▶ [DATASET CONTENT]:
===============
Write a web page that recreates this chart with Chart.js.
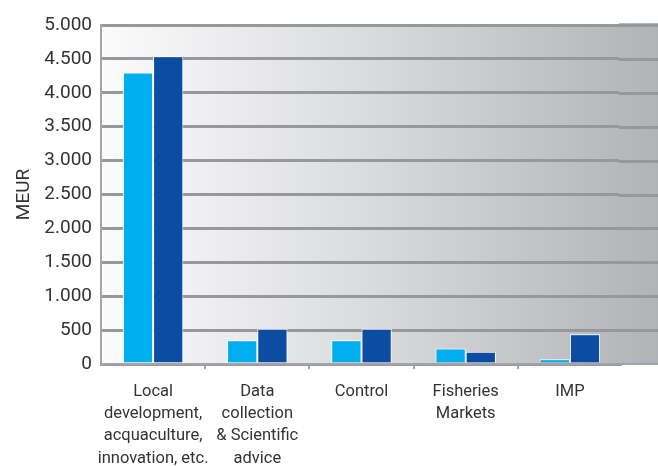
<!DOCTYPE html>
<html>
<head>
<meta charset="utf-8">
<script src="https://cdn.jsdelivr.net/npm/chart.js@4"></script>
<style>
  html, body { margin: 0; padding: 0; background: #ffffff; }
  #wrap { width: 658px; height: 466px; position: relative; }
</style>
</head>
<body>
<div id="wrap"><canvas id="c"></canvas></div>
<script>
// Budget per measure, million EUR
const categories = [
  ["Local", "development,", "acquaculture,", "innovation, etc."],
  ["Data", "collection", "& Scientific", "advice"],
  ["Control"],
  ["Fisheries", "Markets"],
  ["IMP"]
];
const seriesA = [4300, 350, 350, 230, 70];
const seriesB = [4540, 520, 520, 180, 440];
const yTicks = [0, 500, 1000, 1500, 2000, 2500, 3000, 3500, 4000, 4500, 5000];

function fmt(v) {
  return String(v).replace(/\B(?=(\d{3})+(?!\d))/g, ".");
}

function panelGradient(ctx, a, width) {
  const g = ctx.createLinearGradient(a.left, 0, width, 0);
  g.addColorStop(0, '#fbfbfc');
  g.addColorStop(0.45, '#dcdddf');
  g.addColorStop(1, '#b2b3b7');
  return g;
}

// strip past the last category: panel and grid lines carried on to the canvas edge
function drawStrip(chart) {
  const { ctx, chartArea: a, width, scales } = chart;
  const x0 = a.right - 3;
  ctx.save();
  ctx.fillStyle = panelGradient(ctx, a, width);
  ctx.fillRect(x0, a.top - 2, width - x0, a.bottom - a.top + 1);
  ctx.lineWidth = 3;
  ctx.strokeStyle = '#97989b';
  ctx.beginPath();
  yTicks.forEach(v => {
    if (v === 0) return;
    const y = Math.round(scales.y.getPixelForValue(v)) + 0.5;
    ctx.moveTo(x0, y);
    ctx.lineTo(width, y);
  });
  ctx.stroke();
  const y0 = Math.round(scales.y.getPixelForValue(0));
  ctx.strokeStyle = '#a3a4a6';
  ctx.lineWidth = 2;
  ctx.beginPath();
  ctx.moveTo(x0, y0);
  ctx.lineTo(width, y0);
  ctx.stroke();
  ctx.restore();
}

// Gradient panel behind the plot, running to the right edge of the canvas
const panel = {
  id: 'panel',
  beforeDraw(chart) {
    const { ctx, chartArea: a, width } = chart;
    ctx.save();
    ctx.fillStyle = panelGradient(ctx, a, width);
    ctx.fillRect(a.left, a.top, width - a.left, a.bottom - a.top);
    ctx.restore();
  },
  afterDraw(chart) { drawStrip(chart); }
};

new Chart(document.getElementById('c'), {
  type: 'bar',
  data: {
    labels: categories,
    datasets: [
      { data: seriesA, backgroundColor: '#00adee', borderColor: '#ffffff', borderWidth: 1 },
      { data: seriesB, backgroundColor: '#0c4da2', borderColor: '#ffffff', borderWidth: 1 }
    ]
  },
  options: {
    responsive: true,
    maintainAspectRatio: false,
    animation: false,
    devicePixelRatio: 1,
    layout: { padding: { top: 25, right: 36, left: 0, bottom: 0 } },
    plugins: { legend: { display: false }, tooltip: { enabled: false } },
    datasets: { bar: { categoryPercentage: 0.58, barPercentage: 1.0 } },
    scales: {
      x: {
        afterFit(scale) { scale.height = 102; },
        grid: {
          drawOnChartArea: false,
          drawTicks: true,
          tickLength: 5,
          color: c => (c.type === 'tick' && c.index > 0) ? '#a3a4a6' : 'rgba(0,0,0,0)',
          lineWidth: 2
        },
        border: { display: true, color: '#a3a4a6', width: 2 },
        ticks: {
          color: '#333333',
          padding: 12,
          maxRotation: 0,
          autoSkip: false,
          font: { family: 'Roboto', size: 16.5, lineHeight: 1.34 }
        }
      },
      y: {
        min: 0,
        max: 5000,
        afterFit(scale) { scale.width = 101; },
        afterBuildTicks(scale) { scale.ticks = yTicks.map(v => ({ value: v })); },
        grid: { color: '#97989b', lineWidth: 3, drawTicks: false },
        border: { display: true, color: '#a3a4a6', width: 2 },
        ticks: {
          color: '#333333',
          padding: 9,
          font: { family: 'Roboto', size: 19 },
          callback: v => fmt(v)
        },
        title: {
          display: true,
          text: 'MEUR',
          color: '#333333',
          padding: { top: 13, bottom: 0 },
          font: { family: 'Roboto', size: 19 }
        }
      }
    }
  },
  plugins: [panel]
});
</script>
</body>
</html>
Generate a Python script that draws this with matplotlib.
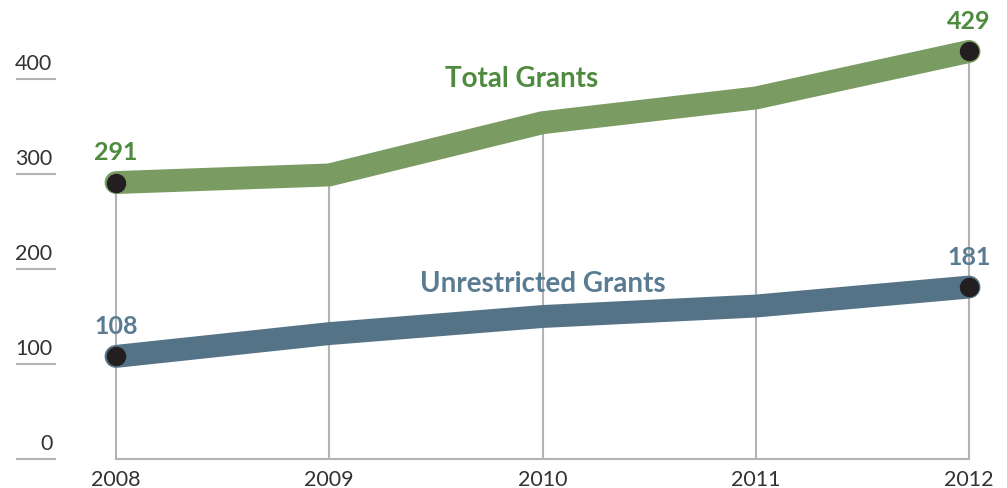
import matplotlib
matplotlib.use("Agg")
import matplotlib.pyplot as plt
import matplotlib.transforms as mtransforms

years = [2008, 2009, 2010, 2011, 2012]
total_grants = [291, 299, 354, 380, 429]
unrestricted_grants = [108, 132, 150, 161, 181]
y_ticks = [0, 100, 200, 300, 400]

GREEN = "#7a9c63"
GREEN_TXT = "#4f8b3e"
BLUE = "#557387"
BLUE_TXT = "#5a7c93"
DOT = "#231f20"
GRAY = "#b3b3b3"

plt.rcParams["font.family"] = ["Lato", "DejaVu Sans"]

fig = plt.figure(figsize=(10.07, 4.89), dpi=100)
ax = fig.add_axes([0, 0, 1, 1])
ax.set_xlim(2007.456, 2012.178)
ax.set_ylim(-30.5, 484.2)
ax.axis("off")

# vertical guides from baseline up to the total line
ax.vlines(years, 0, total_grants, color=GRAY, lw=1.5, zorder=1)
ax.plot([years[0], years[-1]], [0, 0], color=GRAY, lw=1.5, zorder=1)

# short y tick rules with labels above them
blend = mtransforms.blended_transform_factory(ax.transAxes, ax.transData)
ax.hlines(y_ticks, 0.016, 0.056, color=GRAY, lw=1.5, transform=blend)
for v in y_ticks:
    ax.annotate(str(v), (0.052, v), xycoords=blend, xytext=(0, 4),
                textcoords="offset points", ha="right", va="bottom",
                fontsize=15.5, color="#333333")

for yr in years:
    ax.annotate(str(yr), (yr, 0), xytext=(0, -7), textcoords="offset points",
                ha="center", va="top", fontsize=15.5, color="#333333")

for vals, col, txt_col in [(total_grants, GREEN, GREEN_TXT),
                           (unrestricted_grants, BLUE, BLUE_TXT)]:
    ax.plot(years, vals, color=col, lw=16.5, solid_capstyle="round",
            solid_joinstyle="miter", zorder=2)
    ends = [years[0], years[-1]]
    end_vals = [vals[0], vals[-1]]
    ax.plot(ends, end_vals, "o", color=DOT, ms=13, zorder=3)
    for x, v in zip(ends, end_vals):
        ax.annotate(str(v), (x, v), xytext=(0, 14), textcoords="offset points",
                    ha="center", va="bottom", fontsize=18, fontweight="bold",
                    color=txt_col)

ax.annotate("Total Grants", (2009.9, total_grants[2]), xytext=(0, 23),
            textcoords="offset points", ha="center", va="bottom",
            fontsize=20, fontweight="bold", color=GREEN_TXT)
ax.annotate("Unrestricted Grants", (2010.0, unrestricted_grants[2]),
            xytext=(0, 15), textcoords="offset points", ha="center",
            va="bottom", fontsize=20, fontweight="bold", color=BLUE_TXT)

fig.savefig("out.png", dpi=100)
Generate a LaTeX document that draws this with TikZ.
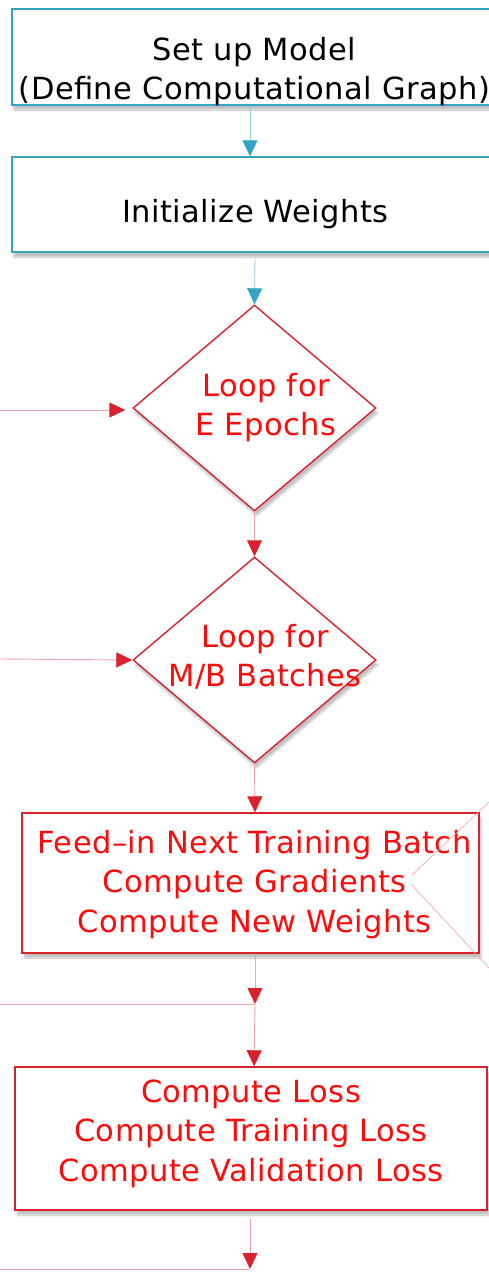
\documentclass[tikz,border=0pt]{standalone}
\usepackage{fontspec}
\setmainfont{DejaVu Sans}[LetterSpace=1.4]
\usetikzlibrary{shapes.geometric,arrows.meta,shadows.blur}
\definecolor{boxblue}{HTML}{33A4C4}
\definecolor{lineblue}{HTML}{96D2E2}
\definecolor{boxred}{HTML}{D8232F}
\definecolor{linered}{HTML}{F2A3AA}
\definecolor{txtred}{HTML}{FF0A0A}
\tikzset{
  shade/.style={blur shadow={shadow xshift=2pt,shadow yshift=-5pt,shadow blur steps=6,shadow opacity=25}},
  bluebox/.style={rectangle,draw=boxblue,line width=1.4pt,fill=white,inner sep=0pt,shade},
  redbox/.style={rectangle,draw=boxred,line width=1.4pt,fill=white,inner sep=0pt,shade},
  reddiam/.style={diamond,draw=boxred,line width=1.4pt,fill=white,inner sep=0pt,shade},
  txt/.style={anchor=north,inner sep=0pt,align=center,font=\fontsize{30.5}{39.5}\selectfont},
  bluetip/.style={-{Triangle[length=16pt,width=15pt,color=boxblue]}},
  redtip/.style={-{Triangle[length=16pt,width=15pt,color=boxred]}},
  blueline/.style={draw=lineblue,line width=0.9pt},
  redline/.style={draw=linered,line width=0.9pt},
}
\begin{document}
\begin{tikzpicture}[x=1pt,y=-1pt]
\useasboundingbox (0,0) rectangle (489,1275);
\clip (0,0) rectangle (489,1275);
% boxes
\node[bluebox,minimum width=490pt,minimum height=96pt] (b1) at (257,57) {};
\node[bluebox,minimum width=490pt,minimum height=95pt] (b2) at (257,204.5) {};
\node[reddiam,minimum width=243pt,minimum height=206pt] (d1) at (254.5,408) {};
\node[reddiam,minimum width=243pt,minimum height=206pt] (d2) at (254.5,660) {};
\node[redbox,minimum width=457pt,minimum height=140pt] (b3) at (250.5,883) {};
\node[redbox,minimum width=472pt,minimum height=143pt] (b4) at (251,1138.5) {};
% texts
\node[txt] (t1) at (254.5,36.8) {Set up Model\\(Define Computational Graph)};
\node[txt] (t2) at (255.5,199) {Initialize Weights};
\node[txt,text=txtred] (t3) at (266,373) {Loop for\\E Epochs};
\node[txt,text=txtred] (t4) at (265,624) {Loop for\\M/B Batches};
\node[txt,text=txtred] (t5) at (254.5,830) {Feed–in Next Training Batch\\Compute Gradients\\Compute New Weights};
\node[txt,text=txtred] (t6) at (251,1079.4) {Compute Loss\\Compute Training Loss\\Compute Validation Loss};
% free ends
\coordinate (in1) at (0,410);
\coordinate (in2) at (0,659);
\coordinate (in3) at (0,1004);
\coordinate (in4) at (0,1269);
\coordinate (j1) at (255,1004);
\coordinate (j2) at (250,1269);
\coordinate (r1) at (500,791.6);
\coordinate (r2) at (412,875);
\coordinate (r3) at (411,884);
\coordinate (r4) at (500,979.8);
% connectors
\draw[blueline,bluetip] ([xshift=-7pt]b1.south) -- ([xshift=-7pt]b2.north);
\draw[blueline,bluetip] ([xshift=-2pt,yshift=-6pt]b2.south) -- (d1.north);
\draw[redline,redtip] (in1) -- ([xshift=-7pt,yshift=-2pt]d1.west);
\draw[redline,redtip] (d1.south) -- (d2.north);
\draw[redline,redtip] (in2) -- (d2.west);
\draw[redline,redtip] (d2.south) -- ([xshift=4.5pt]b3.north);
\draw[redline,redtip] ([xshift=4.5pt]b3.south) -- (j1);
\draw[redline] (in3) -- (j1);
\draw[redline,redtip] (j1) -- ([xshift=3pt]b4.north);
\draw[redline,redtip] ([xshift=-1pt,yshift=-8pt]b4.south) -- (j2);
\draw[redline] (in4) -- (j2);
\draw[redline,line width=0.6pt] (r1) -- (r2);
\draw[redline,line width=0.6pt] (r3) -- (r4);
\end{tikzpicture}
\end{document}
===============
▶ [THE REQUEST]: Reproduce the material above from its first line through the line containing "4000, 4500, 5000];", both ends included, and skip every picture.

▶ [SOLUTION TO THIS PROBLEM]:
Write a web page that recreates this chart with Chart.js.
<!DOCTYPE html>
<html>
<head>
<meta charset="utf-8">
<script src="https://cdn.jsdelivr.net/npm/chart.js@4"></script>
<style>
  html, body { margin: 0; padding: 0; background: #ffffff; }
  #wrap { width: 658px; height: 466px; position: relative; }
</style>
</head>
<body>
<div id="wrap"><canvas id="c"></canvas></div>
<script>
// Budget per measure, million EUR
const categories = [
  ["Local", "development,", "acquaculture,", "innovation, etc."],
  ["Data", "collection", "& Scientific", "advice"],
  ["Control"],
  ["Fisheries", "Markets"],
  ["IMP"]
];
const seriesA = [4300, 350, 350, 230, 70];
const seriesB = [4540, 520, 520, 180, 440];
const yTicks = [0, 500, 1000, 1500, 2000, 2500, 3000, 3500, 4000, 4500, 5000];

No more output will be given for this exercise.